Mais il y a évidemment d'aussi mauvais bergers aux plus hauts degrés de responsabilité du judaïsme et de l'islam. Et tous sont les plus responsables de la violence aujourd'hui commise au nom de Dieu.
Avec, bien sûr, ces autres responsables au plus haut niveau que sont, en France au moins, les gouvernants chargés de faire appliquer et respecter la laïcité républicaine et qui ne le font pas.
Et avec aussi, bien sûr mais on le dit trop peu, ceux qui aspirent à les remplacer et qui sont aussi lâches que les gouvernants, depuis des années quand il s'agit de réfléchir sur la manifeste relation entre l'islam et les très concrètes violences islamiques.
Comme eux ils nient cette évidente relation.
Pire : comme les indignes "dignitaires" religieux et comme les gouvernants qui trahissent la laïcité républicaine, les objectifs de non-violence et de paix, ils interdisent la réflexion et l'expression à ceux qui sont plus lucides, plus honnêtes et plus courageux sur la bien réelle, bien évidente violence intrinsèque à l'islam.
Je ne suis pas fataliste et je veux faire mentir mon titre.
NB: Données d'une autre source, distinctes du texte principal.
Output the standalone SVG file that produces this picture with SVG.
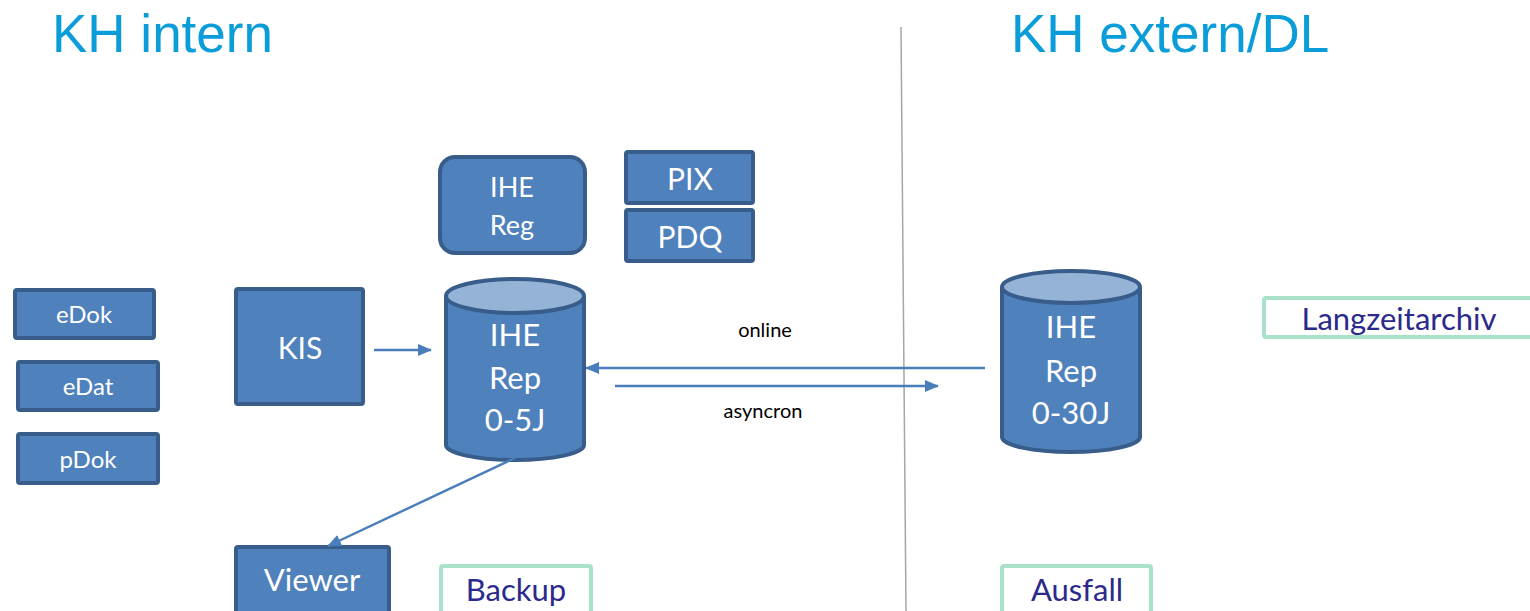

Alors je termine en me mettant à rêver que demain, dès demain, les croyants des différents monothéismes vont se révolter et exiger de leurs mauvais bergers qu'ils cessent de justifier, sacraliser, dogmatiser et enseigner à leurs enfants l'épouvantable conception criminogène de Dieu.
Je me mets à espérer de toutes mes forces que ces croyants vont dès demain gueuler très fort à leur tour :
vous êtes odieux quand vous continuez d'affirmer que Dieu a ordonné des "bons massacres" qu'il faudrait seulement "savoir bien interpréter".
Et je me mets à rêver que les politiciens athées et agnostiques vont enfin le gueuler avec ces croyants au lieu de simplement se moquer d'eux et de leur foi comme il est si facile de le faire.
Peut-être qu'alors, mais alors seulement, je me serai trompé et que le vingt-et-unième siècle sera très religieusement incorrect.
C'est-à-dire, enfin, théologiquement pacifié.